Records with drawing code

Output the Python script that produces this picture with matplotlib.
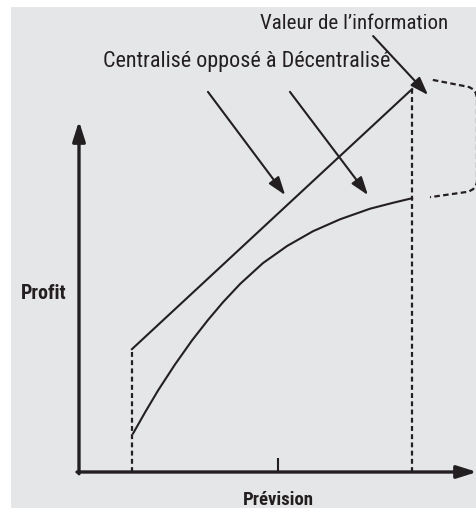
import matplotlib
matplotlib.use("Agg")
import matplotlib.pyplot as plt
from matplotlib import font_manager
from matplotlib.patches import Rectangle, PathPatch
from matplotlib.path import Path

names = {f.name for f in font_manager.fontManager.ttflist}
candidates = ["Liberation Sans Narrow", "DejaVu Sans Condensed",
              "Roboto Condensed", "Open Sans Condensed", "Roboto"]
FONT = next((c for c in candidates if c in names), "DejaVu Sans")

INK = "#231f20"
BG = "#e5e6e8"

# Prévision (x) vs profit (y), arbitrary units
centralise_x = [1.33, 8.37]
centralise_y = [3.50, 10.91]
decentralise_x = [1.36, 1.66, 1.99, 2.41, 2.84, 3.24, 3.62, 4.05, 4.62, 5.23,
                  5.88, 6.56, 7.31, 7.89, 8.37]
decentralise_y = [1.10, 1.70, 2.33, 3.06, 3.75, 4.33, 4.84, 5.36, 5.95, 6.44,
                  6.86, 7.20, 7.50, 7.67, 7.80]
axis_len = [10.0, 10.0]
tick_x = 5.0

label_valeur = "Valeur de l\u2019information"
label_compare = "Centralisé opposé à Décentralisé"
label_x = "Prévision"
label_y = "Profit"

fig = plt.figure(figsize=(4.77, 5.09), dpi=100)
fig.patch.set_facecolor("white")

ax = fig.add_axes([0, 0, 1, 1])
ax.set_xlim(-79 / 39.8, 398 / 39.8)
ax.set_ylim(-37 / 35.1, 472 / 35.1)
ax.axis("off")
ax.add_patch(Rectangle((11 / 477, 1 / 509), 466 / 477, 501 / 509,
                       transform=fig.transFigure, facecolor=BG,
                       edgecolor="none", zorder=-5, clip_on=False))

# axes with arrowheads
axis_arrow = dict(arrowstyle="-|>,head_length=1.2,head_width=0.38", lw=2.4,
                  color=INK, shrinkA=0, shrinkB=0)
ax.annotate("", xy=(axis_len[0], 0), xytext=(-0.05, 0), arrowprops=axis_arrow)
ax.annotate("", xy=(0, axis_len[1]), xytext=(0, -0.05), arrowprops=axis_arrow)
ax.plot([tick_x, tick_x], [0, 0.4], color=INK, lw=1.5, solid_capstyle="butt")

# dotted guides
dots = dict(color=INK, lw=1.6, linestyle=(0, (2.2, 1.5)))
ax.plot([centralise_x[0]] * 2, [0, centralise_y[0]], **dots)
ax.plot([centralise_x[-1]] * 2, [0, centralise_y[-1]], **dots)

# the two profit curves
ax.plot(centralise_x, centralise_y, color=INK, lw=1.5)
ax.plot(decentralise_x, decentralise_y, color=INK, lw=1.5,
        solid_joinstyle="round")

# dashed bracket for the value of information
bracket = Path([(8.89, 11.17), (9.75, 10.98), (10.0, 10.93), (10.0, 10.6),
                (10.0, 8.3), (10.0, 8.05), (9.75, 7.98), (8.82, 7.83)],
               [Path.MOVETO, Path.LINETO, Path.CURVE3, Path.CURVE3,
                Path.LINETO, Path.CURVE3, Path.CURVE3, Path.LINETO])
ax.add_patch(PathPatch(bracket, facecolor="none", edgecolor=INK, lw=1.6,
                       linestyle=(0, (2.5, 1.5)), clip_on=False))

# labels and pointer arrows
ptr = dict(arrowstyle="-|>,head_length=1.1,head_width=0.38", lw=1.5,
           color=INK, shrinkA=0, shrinkB=0)
t_val = ax.text(6.91, 12.62, label_valeur, ha="center", va="baseline",
                fontsize=13.5, family=FONT, color=INK)
ax.annotate("", xy=(8.77, 10.74), xytext=(7.39, 12.42), arrowprops=ptr)
t_cmp = ax.text(4.22, 11.54, label_compare, ha="center", va="baseline",
                fontsize=13.5, family=FONT, color=INK)
ax.annotate("", xy=(5.18, 7.89), xytext=(3.24, 10.83), arrowprops=ptr)
ax.annotate("", xy=(7.26, 7.89), xytext=(5.30, 10.83), arrowprops=ptr)

t_x = ax.text(5.0, -0.94, label_x, ha="center", va="baseline", fontsize=13.5,
              family=FONT, weight="bold", color=INK)
t_y = ax.text(-1.47, 4.92, label_y, ha="left", va="baseline", fontsize=13.5,
              family=FONT, weight="bold", color=INK)

# fit font sizes to the widths measured on the reference (pixels)
renderer = fig.canvas.get_renderer()
for t, width_px in [(t_val, 188), (t_cmp, 287), (t_x, 71), (t_y, 46)]:
    w = t.get_window_extent(renderer).width
    t.set_fontsize(t.get_fontsize() * width_px / w)

fig.savefig("out.png", dpi=100)
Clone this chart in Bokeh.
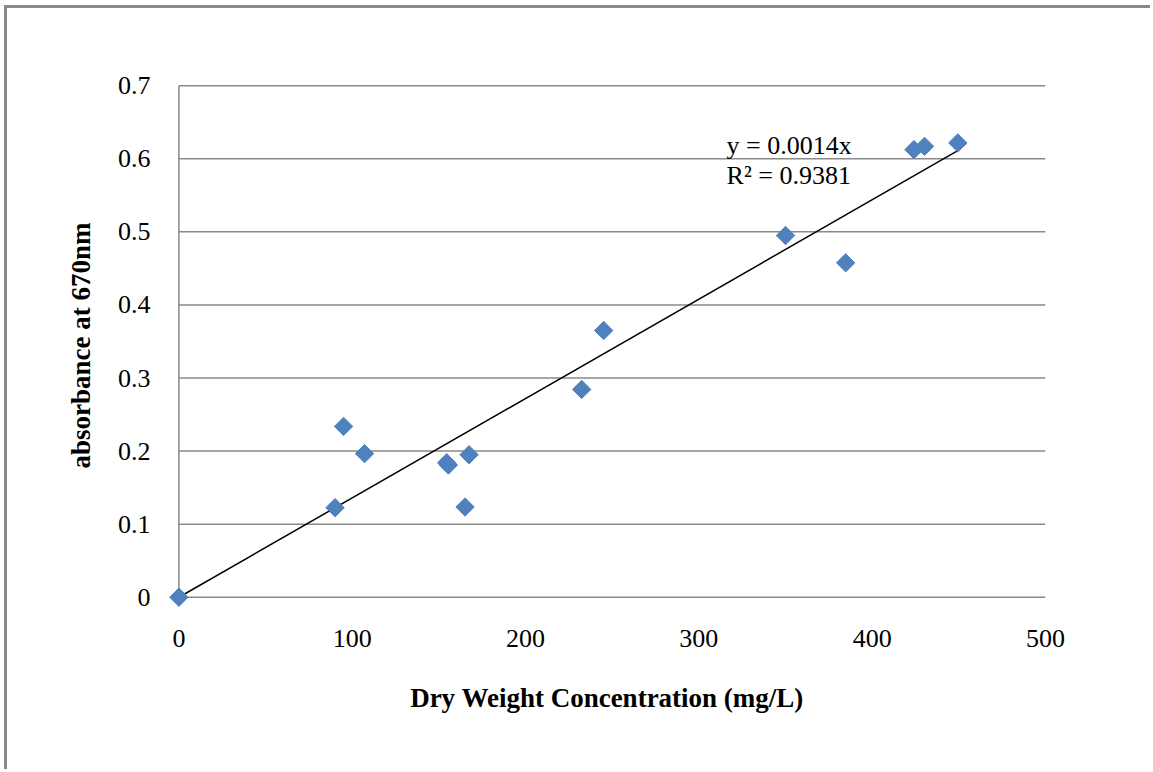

▸ **EXERCISE DETAILS**: Every line is to be duplicated exactly, though pictures stay out.

▸ **SOLUTION FOR THIS PROBLEM**:
Output the Python script that produces this picture with matplotlib.
import matplotlib
matplotlib.use("Agg")
import matplotlib.pyplot as plt
from matplotlib import font_manager
from matplotlib.patches import Rectangle, PathPatch
from matplotlib.path import Path

names = {f.name for f in font_manager.fontManager.ttflist}
candidates = ["Liberation Sans Narrow", "DejaVu Sans Condensed",
              "Roboto Condensed", "Open Sans Condensed", "Roboto"]
FONT = next((c for c in candidates if c in names), "DejaVu Sans")

INK = "#231f20"
BG = "#e5e6e8"

# Prévision (x) vs profit (y), arbitrary units
centralise_x = [1.33, 8.37]
centralise_y = [3.50, 10.91]
decentralise_x = [1.36, 1.66, 1.99, 2.41, 2.84, 3.24, 3.62, 4.05, 4.62, 5.23,
                  5.88, 6.56, 7.31, 7.89, 8.37]
decentralise_y = [1.10, 1.70, 2.33, 3.06, 3.75, 4.33, 4.84, 5.36, 5.95, 6.44,
                  6.86, 7.20, 7.50, 7.67, 7.80]
axis_len = [10.0, 10.0]
tick_x = 5.0

label_valeur = "Valeur de l\u2019information"
label_compare = "Centralisé opposé à Décentralisé"
label_x = "Prévision"
label_y = "Profit"

fig = plt.figure(figsize=(4.77, 5.09), dpi=100)
fig.patch.set_facecolor("white")

ax = fig.add_axes([0, 0, 1, 1])
ax.set_xlim(-79 / 39.8, 398 / 39.8)
ax.set_ylim(-37 / 35.1, 472 / 35.1)
ax.axis("off")
ax.add_patch(Rectangle((11 / 477, 1 / 509), 466 / 477, 501 / 509,
                       transform=fig.transFigure, facecolor=BG,
                       edgecolor="none", zorder=-5, clip_on=False))

# axes with arrowheads
axis_arrow = dict(arrowstyle="-|>,head_length=1.2,head_width=0.38", lw=2.4,
                  color=INK, shrinkA=0, shrinkB=0)
ax.annotate("", xy=(axis_len[0], 0), xytext=(-0.05, 0), arrowprops=axis_arrow)
ax.annotate("", xy=(0, axis_len[1]), xytext=(0, -0.05), arrowprops=axis_arrow)
ax.plot([tick_x, tick_x], [0, 0.4], color=INK, lw=1.5, solid_capstyle="butt")

# dotted guides
dots = dict(color=INK, lw=1.6, linestyle=(0, (2.2, 1.5)))
ax.plot([centralise_x[0]] * 2, [0, centralise_y[0]], **dots)
ax.plot([centralise_x[-1]] * 2, [0, centralise_y[-1]], **dots)

# the two profit curves
ax.plot(centralise_x, centralise_y, color=INK, lw=1.5)
ax.plot(decentralise_x, decentralise_y, color=INK, lw=1.5,
        solid_joinstyle="round")

# dashed bracket for the value of information
bracket = Path([(8.89, 11.17), (9.75, 10.98), (10.0, 10.93), (10.0, 10.6),
                (10.0, 8.3), (10.0, 8.05), (9.75, 7.98), (8.82, 7.83)],
               [Path.MOVETO, Path.LINETO, Path.CURVE3, Path.CURVE3,
                Path.LINETO, Path.CURVE3, Path.CURVE3, Path.LINETO])
ax.add_patch(PathPatch(bracket, facecolor="none", edgecolor=INK, lw=1.6,
                       linestyle=(0, (2.5, 1.5)), clip_on=False))

# labels and pointer arrows
ptr = dict(arrowstyle="-|>,head_length=1.1,head_width=0.38", lw=1.5,
           color=INK, shrinkA=0, shrinkB=0)
t_val = ax.text(6.91, 12.62, label_valeur, ha="center", va="baseline",
                fontsize=13.5, family=FONT, color=INK)
ax.annotate("", xy=(8.77, 10.74), xytext=(7.39, 12.42), arrowprops=ptr)
t_cmp = ax.text(4.22, 11.54, label_compare, ha="center", va="baseline",
                fontsize=13.5, family=FONT, color=INK)
ax.annotate("", xy=(5.18, 7.89), xytext=(3.24, 10.83), arrowprops=ptr)
ax.annotate("", xy=(7.26, 7.89), xytext=(5.30, 10.83), arrowprops=ptr)

t_x = ax.text(5.0, -0.94, label_x, ha="center", va="baseline", fontsize=13.5,
              family=FONT, weight="bold", color=INK)
t_y = ax.text(-1.47, 4.92, label_y, ha="left", va="baseline", fontsize=13.5,
              family=FONT, weight="bold", color=INK)

# fit font sizes to the widths measured on the reference (pixels)
renderer = fig.canvas.get_renderer()
for t, width_px in [(t_val, 188), (t_cmp, 287), (t_x, 71), (t_y, 46)]:
    w = t.get_window_extent(renderer).width
    t.set_fontsize(t.get_fontsize() * width_px / w)

fig.savefig("out.png", dpi=100)
Clone this chart in Bokeh.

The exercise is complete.